WRITTEN INSTRUCTION » Your task is to retype, word for word, the lines from the start of the data through the line holding "under_55 = [100.0, 99.8, 97.6, 94.1, 87.1, 77.15]". Do not include the pictures.

^^^^^^^^^^^^^^^^

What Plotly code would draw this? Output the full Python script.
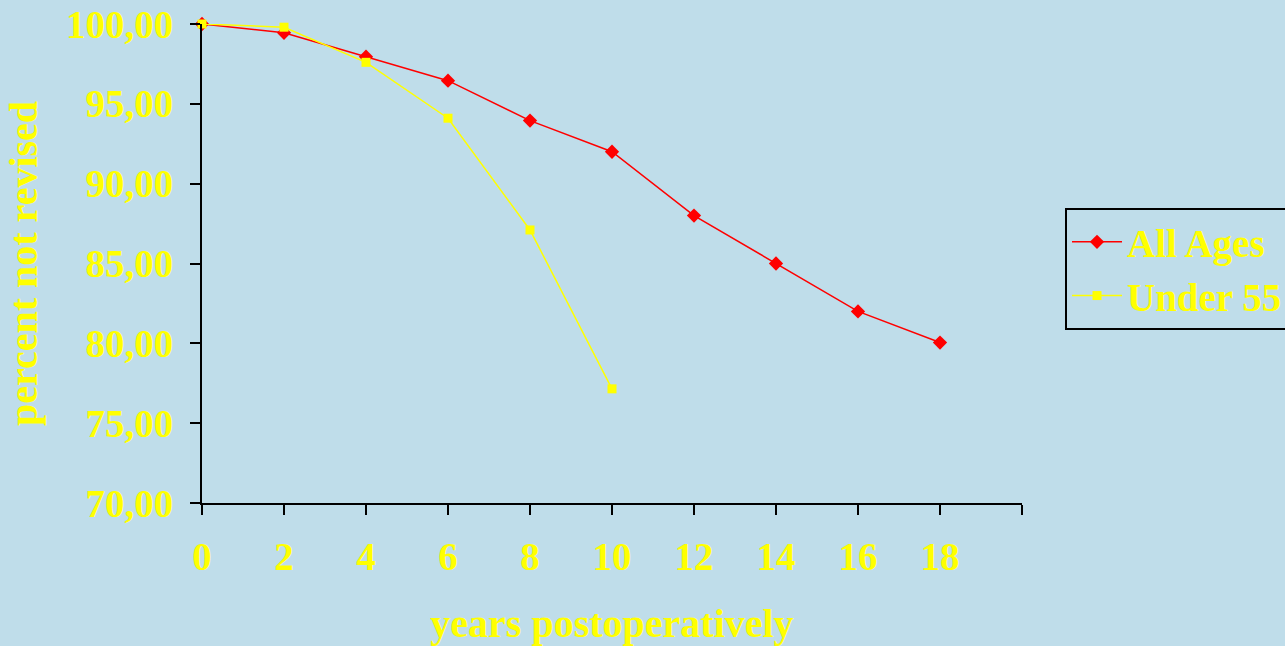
import plotly.graph_objects as go

years_all = [0, 2, 4, 6, 8, 10, 12, 14, 16, 18]
all_ages = [100.0, 99.45, 97.95, 96.45, 93.95, 92.0, 88.0, 85.0, 82.0, 80.05]
years_u55 = [0, 2, 4, 6, 8, 10]
under_55 = [100.0, 99.8, 97.6, 94.1, 87.1, 77.15]

x_ticks = [0, 2, 4, 6, 8, 10, 12, 14, 16, 18, 20]
x_labels = ["0", "2", "4", "6", "8", "10", "12", "14", "16", "18", ""]
y_ticks = [70, 75, 80, 85, 90, 95, 100]
y_labels = ["70,00", "75,00", "80,00", "85,00", "90,00", "95,00", "100,00"]

BG = "#BFDDEA"
YEL = "#FFFF00"
FONT = "Liberation Serif"

def b(s):
    return f"<b>{s}</b>" if s else ""

fig = go.Figure()
fig.add_trace(go.Scatter(x=years_all, y=all_ages, name=b("All Ages"), mode="lines+markers",
                         line=dict(color="#FF0000", width=1.5),
                         marker=dict(symbol="diamond", size=11, color="#FF0000"),
                         cliponaxis=False))
fig.add_trace(go.Scatter(x=years_u55, y=under_55, name=b("Under 55"), mode="lines+markers",
                         line=dict(color="#FFFF00", width=1.5),
                         marker=dict(symbol="square", size=9, color="#FFFF00"),
                         cliponaxis=False))

fig.update_layout(
    width=1285, height=646,
    paper_bgcolor=BG, plot_bgcolor=BG,
    margin=dict(l=202, r=263, t=24, b=143),
    font=dict(family=FONT, color=YEL, size=36),
    showlegend=True,
    legend=dict(xref="container", yref="container", x=0.8288, y=0.678,
                xanchor="left", yanchor="top",
                bgcolor=BG, bordercolor="#000000", borderwidth=2,
                font=dict(family=FONT, size=39, color=YEL),
                tracegroupgap=0, itemwidth=50),
    xaxis=dict(range=[0, 20], tickvals=x_ticks, ticktext=[b(s) for s in x_labels],
               automargin=False,
               showgrid=False, zeroline=False, showline=True, linecolor="#000000", linewidth=2,
               ticks="outside", ticklen=10, tickwidth=2, tickcolor="#000000",
               ticklabelstandoff=8,
               tickfont=dict(family=FONT, size=39, color=YEL),
               title=dict(text=b("years postoperatively"), standoff=33,
                          font=dict(family=FONT, size=40, color=YEL))),
    yaxis=dict(range=[70, 100], tickvals=y_ticks, ticktext=[b(s) for s in y_labels],
               automargin=False,
               showgrid=False, zeroline=False, showline=True, linecolor="#000000", linewidth=2,
               ticks="outside", ticklen=10, tickwidth=2, tickcolor="#000000",
               ticklabelstandoff=9,
               tickfont=dict(family=FONT, size=39, color=YEL),
               title=dict(text=b("percent not revised"), standoff=16,
                          font=dict(family=FONT, size=40, color=YEL))),
)

fig.write_html("out.html", config={"displayModeBar": False},
               post_script="document.body.style.margin='0';document.body.style.overflow='hidden';")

^^^^^^^^^^^^^^^^

FINISHED EXERCISE »
What Plotly code would draw this? Output the full Python script.
import plotly.graph_objects as go

years_all = [0, 2, 4, 6, 8, 10, 12, 14, 16, 18]
all_ages = [100.0, 99.45, 97.95, 96.45, 93.95, 92.0, 88.0, 85.0, 82.0, 80.05]
years_u55 = [0, 2, 4, 6, 8, 10]
under_55 = [100.0, 99.8, 97.6, 94.1, 87.1, 77.15]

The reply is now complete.